===== Record set =====

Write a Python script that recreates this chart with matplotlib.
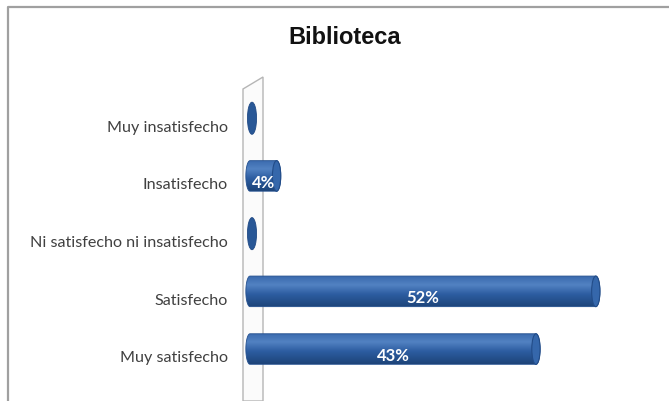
import matplotlib.pyplot as plt
import numpy as np
from matplotlib.patches import Ellipse, Polygon, PathPatch
from matplotlib.path import Path
from matplotlib.lines import Line2D
from matplotlib.colors import LinearSegmentedColormap

# data
categories = ['Muy insatisfecho', 'Insatisfecho', 'Ni satisfecho ni insatisfecho',
              'Satisfecho', 'Muy satisfecho']
values = [0, 4, 0, 52, 43]
value_labels = ['', '4%', '', '52%', '43%']

W, H = 669, 402
fig = plt.figure(figsize=(W / 100, H / 100), dpi=100)
fig.patch.set_facecolor('white')

def fx(px):
    return px / W

def fy(py):
    return 1 - py / H

# chart frame (gray border top/left)
fig.add_artist(Line2D([fx(8), fx(8), 1.0], [0.0, fy(8), fy(8)],
                      transform=fig.transFigure, color='#a0a0a0', lw=1.6))

# 3d wall behind the bars
wall = Polygon([(fx(243), fy(90)), (fx(263), fy(78)), (fx(263), fy(402)), (fx(243), fy(402))],
               closed=True, transform=fig.transFigure, facecolor='#fbfbfb',
               edgecolor='#b5b5b5', lw=1.0, zorder=0)
fig.add_artist(wall)

# x=0 sits at px 250, 6.65 px per percent
xmin = -1.5
ax = fig.add_axes([fx(250 + xmin * 6.65), 0.0, fx(650) - fx(250 + xmin * 6.65), fy(80)])
ax.set_xlim(xmin, 60.15)
ax.set_ylim(4.78, -0.80)
ax.patch.set_alpha(0)
for s in ax.spines.values():
    s.set_visible(False)
ax.set_xticks([])
ax.set_yticks(range(len(categories)))
ax.set_yticklabels(categories, fontsize=11.6, color='#404040', family='Lato')
ax.tick_params(axis='y', length=0, pad=9)

fig.text(fx(345), fy(38), 'Biblioteca', ha='center', va='center',
         fontsize=17, fontweight='bold', color='#111111', family='Liberation Sans')

cmap = LinearSegmentedColormap.from_list(
    'cyl', [(0.0, '#3a6aae'), (0.28, '#5282c2'), (0.6, '#2c5ca0'), (1.0, '#1d4479')])
grad = np.linspace(0, 1, 64).reshape(-1, 1)

h = 0.53      # bar thickness in category units
cw = 1.25     # cap ellipse width in data units
off = -0.12   # bars sit a bit above the label line

def cylinder_path(v, yc):
    t1 = np.linspace(-np.pi / 2, np.pi / 2, 40)
    right = np.column_stack([v + cw / 2 * np.cos(t1), yc + h / 2 * np.sin(t1)])
    t2 = np.linspace(np.pi / 2, 3 * np.pi / 2, 40)
    left = np.column_stack([0 + cw / 2 * np.cos(t2), yc + h / 2 * np.sin(t2)])
    pts = np.vstack([right, left, right[:1]])
    return Path(pts, closed=True)

for i, v in enumerate(values):
    yc = i + off
    if v == 0:
        ax.add_patch(Ellipse((0.3, yc), width=cw * 1.1, height=h * 1.05,
                             facecolor='#285796', edgecolor='#214a85', lw=0.6, zorder=3))
        continue
    patch = PathPatch(cylinder_path(v, yc), facecolor='none', edgecolor='#24508f', lw=0.6, zorder=4)
    ax.add_patch(patch)
    im = ax.imshow(grad, cmap=cmap, aspect='auto', origin='upper', zorder=3,
                   extent=(-cw, v + cw, yc + h / 2, yc - h / 2))
    im.set_clip_path(patch)
    ax.add_patch(Ellipse((v, yc), width=cw, height=h, facecolor='#3567ab',
                         edgecolor='#224c88', lw=0.8, zorder=5))
    ax.text(v / 2, yc + 0.1, value_labels[i], ha='center', va='center',
            fontsize=12, fontweight='bold', color='white', family='Lato', zorder=6)

ax.set_xlim(xmin, 60.15)
ax.set_ylim(4.78, -0.80)

fig.savefig('out.png', dpi=100)
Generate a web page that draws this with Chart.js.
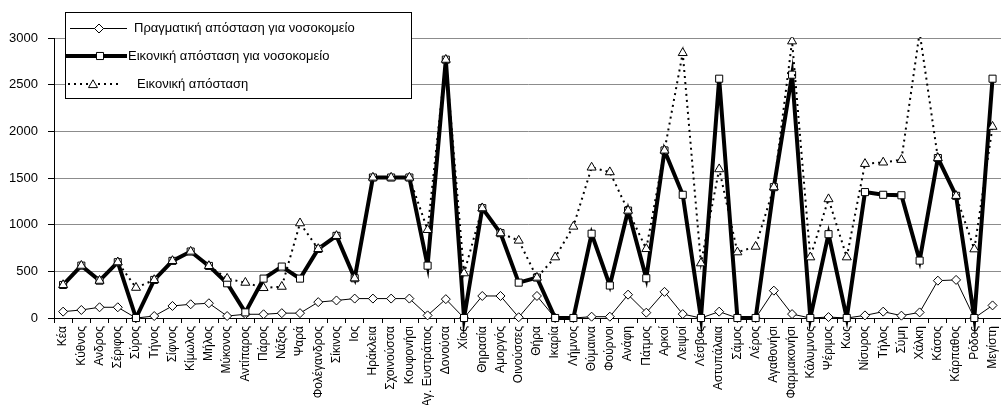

=====

**Task directions**. Using the records above, gather all lines where the string "with" is present.

**Solution to this exercise**.
Write a Python script that recreates this chart with matplotlib.
Generate a web page that draws this with Chart.js.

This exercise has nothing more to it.